Yashwant Sinha's rallying role in the IRA drama was in stating towards the end of it all that allowing foreign capital in the insurance sector would speed up the overall flow of foreign investment so direly needed for putting resources in the huge infrastructural requirements. The Rakesh Mohan Committee had estimated these requirements at around Rs 4,00,000 crores over five years; a State Bank of India study released this June put the requirement at Rs 359,500 crores in the next five years -- Rs 71,900 crores a year over and above the existing total capital expenditure of Rs 57,865 crores slated in the national Budget for 1998-99.

And the finance minister the other day reportedly put the infrastructure requirement at US $ 25 billion a year which comes to Rs 106,250 crores a year -- a little more than what LIC's "Life Fund" is today, after 42 years of its working! What's more, Sinha must have put the fear of gods in Swadeshi souls when he reportedly told them that there's no way that that kind of money could be mobilised internally.

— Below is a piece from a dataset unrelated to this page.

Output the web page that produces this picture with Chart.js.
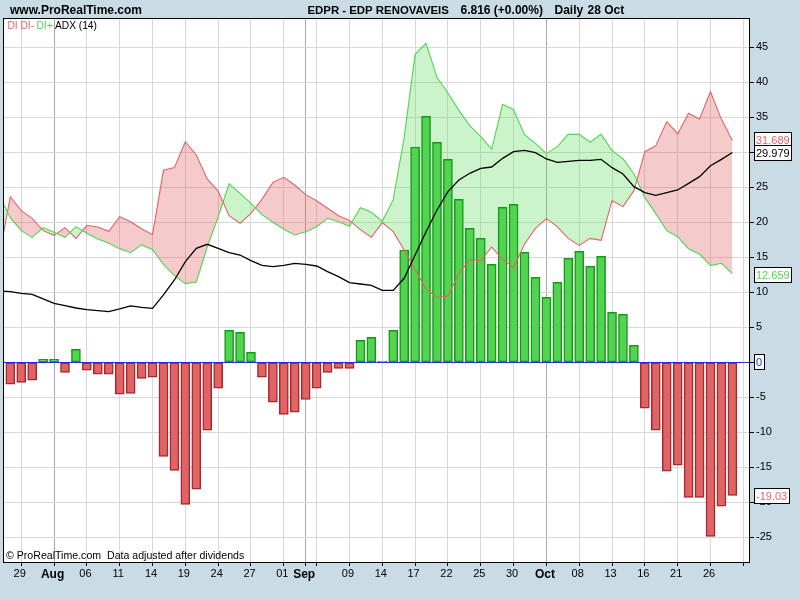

The concluding marvel of the IRA miracle-play was, of course, enacted by the prime minister. At the decisive meeting of the BJP's parliamentary group, he veered away from his earlier plea of having faith in him, of trusting him; instead, his message was "there was no need for 'isms' and dogma in economic policy, no place for ideological rigidity."

The tragi-comedy of it all is the existence of that very message in the BJP's Election Manifesto 1998. On page 9, the last sentence of the first paragraph says "What this nation needs now is a practical approach that is devoid of dogma and is guided wholly by considerations of national interest and what is appropriate for us. "Messrs Gurumurthy, Malkani, Thakre & Co should carve that message in their minds in bold letters.